The first baby slings, made by Lim, went viral among new mothers and spread via word of mouth to become especially popular in Asian markets. Being able to ship them directly to customers was important because it provided a way to gather feedback. This is how the company improved its products. Direct shipping is an especially big advantage now that everything from shopping to education is upended because of the coronavirus pandemic.

“Due to COVID-19, Amazon.com has stopped offering premium delivery on baby wraps, on the grounds that they are not essential products.” As a mother of a newborn, however, Lim thinks baby wraps are not luxuries. “For those who just had a baby, holding their baby is something essential.”

A new breed

Maybe due to this company’s origins as a passion project, Lim sought flexibility above all else and thus created a rather unique corporate culture.

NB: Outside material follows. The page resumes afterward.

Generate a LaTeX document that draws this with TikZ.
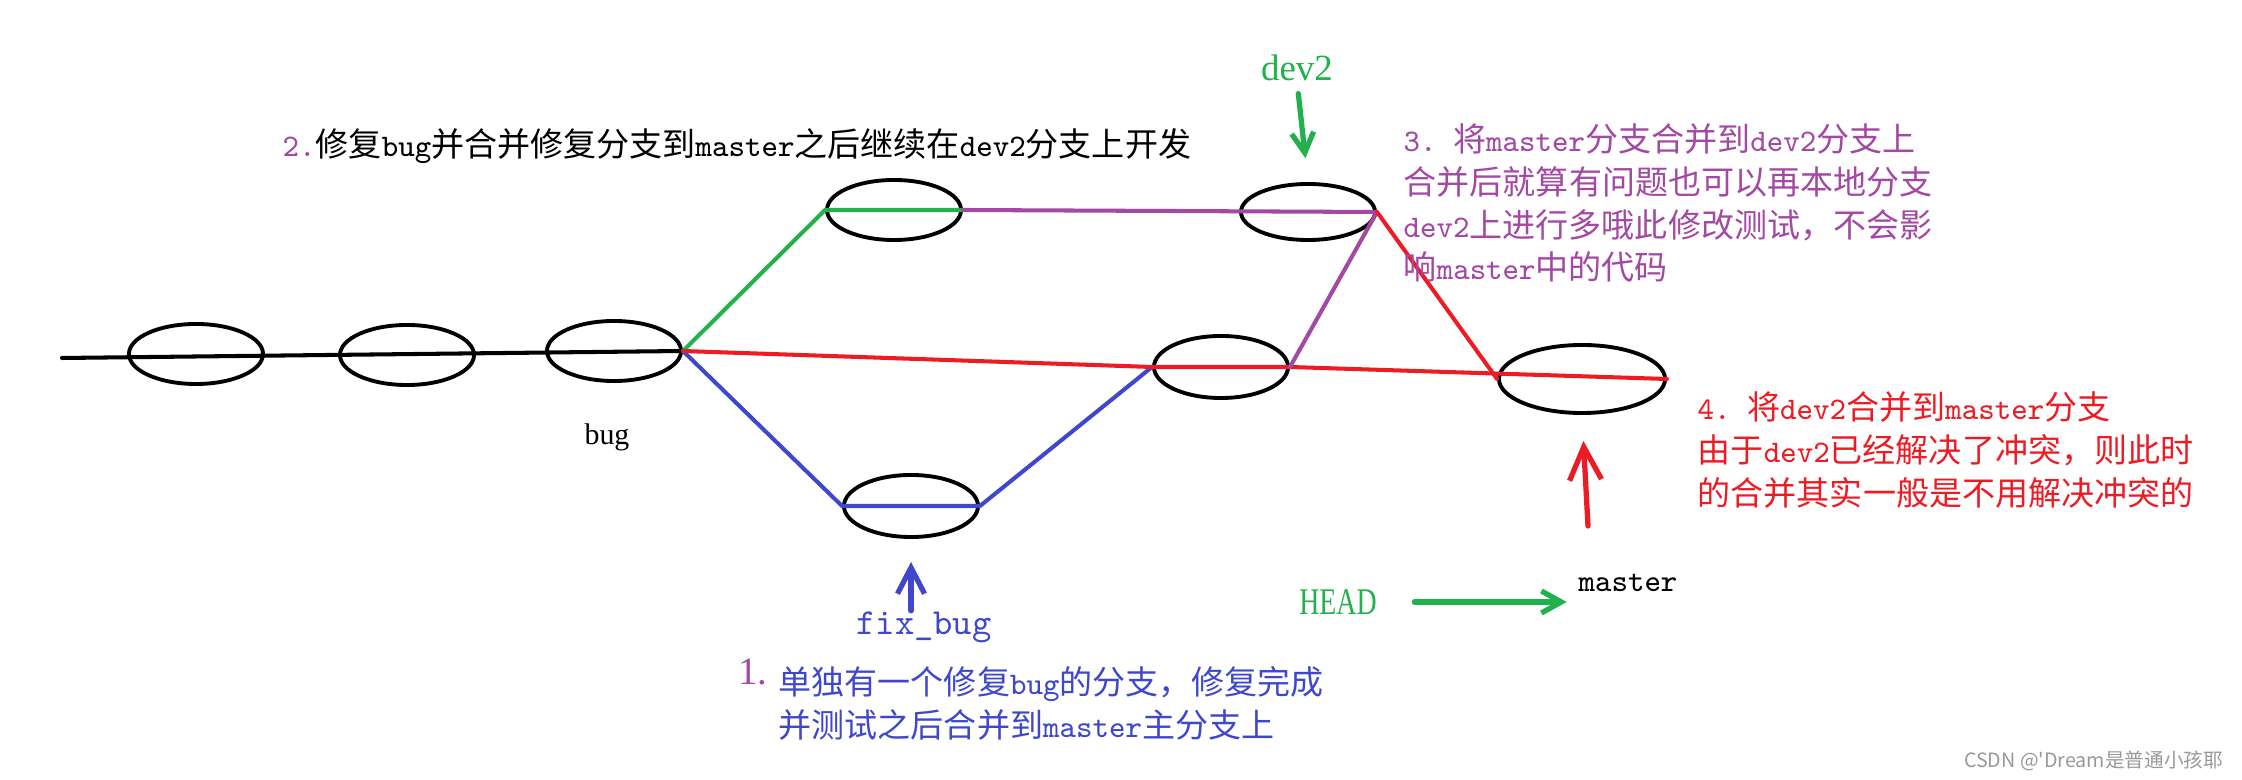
\documentclass[tikz,border=0pt]{standalone}
\usepackage{fontspec}
\usepackage{graphicx}
\setmonofont[Scale=0.95]{Latin Modern Mono}
\newfontfamily\cjk{Noto Sans CJK SC}
\newfontfamily\lbl{Liberation Serif}
\usetikzlibrary{shapes.geometric,arrows.meta}
\definecolor{pgreen}{HTML}{22B14C}
\definecolor{ppurple}{HTML}{A349A4}
\definecolor{pblue}{HTML}{3F48CC}
\definecolor{pred}{HTML}{ED1C24}
\definecolor{wmgray}{HTML}{999999}
\newcommand\T[1]{{\ttfamily #1}}
\begin{document}
\begin{tikzpicture}[x=0.01cm,y=-0.01cm,
  commit/.style={draw=black,line width=1.1pt,ellipse,minimum width=1.34cm,minimum height=0.60cm,inner sep=0pt},
  branch/.style={line width=1.15pt,line join=round,line cap=round},
  pointer/.style={line width=1.5pt,line cap=round},
  body/.style={font=\cjk\fontsize{9.4}{12.2}\selectfont,align=left,inner sep=0pt,anchor=west},
  label/.style={inner sep=0pt}
]
\useasboundingbox (0,0) rectangle (2242,780);
\fill[white] (0,0) rectangle (2242,780);

% commits
\node[commit] (e1) at (196,354) {};
\node[commit] (e2) at (407,355) {};
\node[commit] (e3) at (614,351) {};
\node[commit] (e4) at (894,210) {};
\node[commit,minimum height=0.56cm] (e5) at (1308,212) {};
\node[commit,minimum height=0.62cm] (e6) at (1221,367) {};
\node[commit,minimum height=0.62cm] (e7) at (911,506) {};
\node[commit,minimum width=1.66cm,minimum height=0.68cm] (e8) at (1582,379) {};

% branches
\coordinate (start) at (62,358);
\draw[branch,black] (start) -- (e3.east);
\draw[branch,pgreen] (e3.east) -- (e4.west) -- (e4.east);
\draw[branch,pblue] (e3.east) -- (e7.west) -- (e7.east) -- (e6.west);
\draw[branch,pred] (e3.east) -- (e6.west) -- (e6.east) -- (e8.east);
\draw[branch,ppurple] (e4.east) -- (e5.east) -- (e6.east);
\draw[branch,pred] (e5.east) -- (e8.west);

% labels
\node[label,font=\lbl\fontsize{8.5}{10}\selectfont] (buglbl) at (607,437) {bug};
\node[label,font=\lbl\fontsize{10.5}{12}\selectfont,text=pgreen] (dev2lbl) at (1297,68) {dev2};
\node[label,font=\ttfamily\fontsize{11}{13}\selectfont,text=pblue] (fixlbl) at (924,627) {fix\_bug};
\node[label,font=\lbl\fontsize{10.7}{12}\selectfont,text=pgreen] (headlbl) at (1338,602) {\scalebox{0.74}[1]{HEAD}};
\node[label,font=\ttfamily\fontsize{9.4}{11}\selectfont] (masterlbl) at (1628,583) {master};

% pointers
\draw[pointer,pgreen,-{Straight Barb[length=0.2cm,width=0.22cm]},shorten <=0.12cm,shorten >=0.24cm] (dev2lbl.south) -- (e5.north);
\draw[pointer,pblue,-{Straight Barb[length=0.26cm,width=0.27cm]},shorten >=0.23cm] (e7.south |- fixlbl.north) -- (e7.south);
\coordinate (redtail) at (1588,526);
\draw[pointer,pred,-{Straight Barb[length=0.33cm,width=0.32cm]},shorten >=0.26cm] (redtail) -- (e8.south);
\draw[pointer,pgreen,-{Straight Barb[length=0.2cm,width=0.22cm]},shorten <=0.37cm,shorten >=0.11cm] (headlbl.east) -- (headlbl.east -| masterlbl.west);

% notes
\node[body] (note2) at (282,146) {\textcolor{ppurple}{\T{2.}}修复\T{bug}并合并修复分支到\T{master}之后继续在\T{dev2}分支上开发};
\node[body,text=ppurple] (note3) at (1403,203) {\T{3. }将\T{master}分支合并到\T{dev2}分支上\\合并后就算有问题也可以再本地分支\\\T{dev2}上进行多哦此修改测试，不会影\\响\T{master}中的代码};
\node[body,text=pred] (note4) at (1697,450) {\T{4. }将\T{dev2}合并到\T{master}分支\\由于\T{dev2}已经解决了冲突，则此时\\的合并其实一般是不用解决冲突的};
\node[label,font=\lbl\fontsize{11}{13}\selectfont,text=ppurple] (num1) at (753,672) {1.};
\node[body,text=pblue] (note1) at (778,703) {单独有一个修复\T{bug}的分支，修复完成\\并测试之后合并到\T{master}主分支上};

% watermark
\node[label,font=\cjk\fontsize{5.6}{7}\selectfont,text=wmgray,anchor=east] (wm) at (2224,761) {CSDN @\textquotesingle Dream是普通小孩耶};
\end{tikzpicture}
\end{document}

Even before COVID-19 forced people into lockdown and got more people working remotely, Kony By Erin was already based online. Lim and her 15-member team — 14 of whom are moms — meet once a month. The company has no offline stores.

“I wanted a job which allows me to work and take care of my kid simultaneously. I wasn’t sure whether I could work 9-to-5, so I wanted to work flexible hours,” Lim said.

Kony By Erin does not run on a 9-to-5 schedule. Rather, employees decide their own goals for each month and work to accomplish them by the end of the month.

With the company growing fast, Lim and Kim have bigger ambitions.

“The ability to observe a company grow from 30 to 1,200 employees (at TMON) is a real asset and gave me a perspective on how to grow an organization,” said the husband, who said he is happy building the business together with his wife while raising their two sons and doesn’t feel the need to seek other business opportunities.

Our goal is to build up good products slowly at my own pace and make Kony a must-have brand for new parents,” Lim said.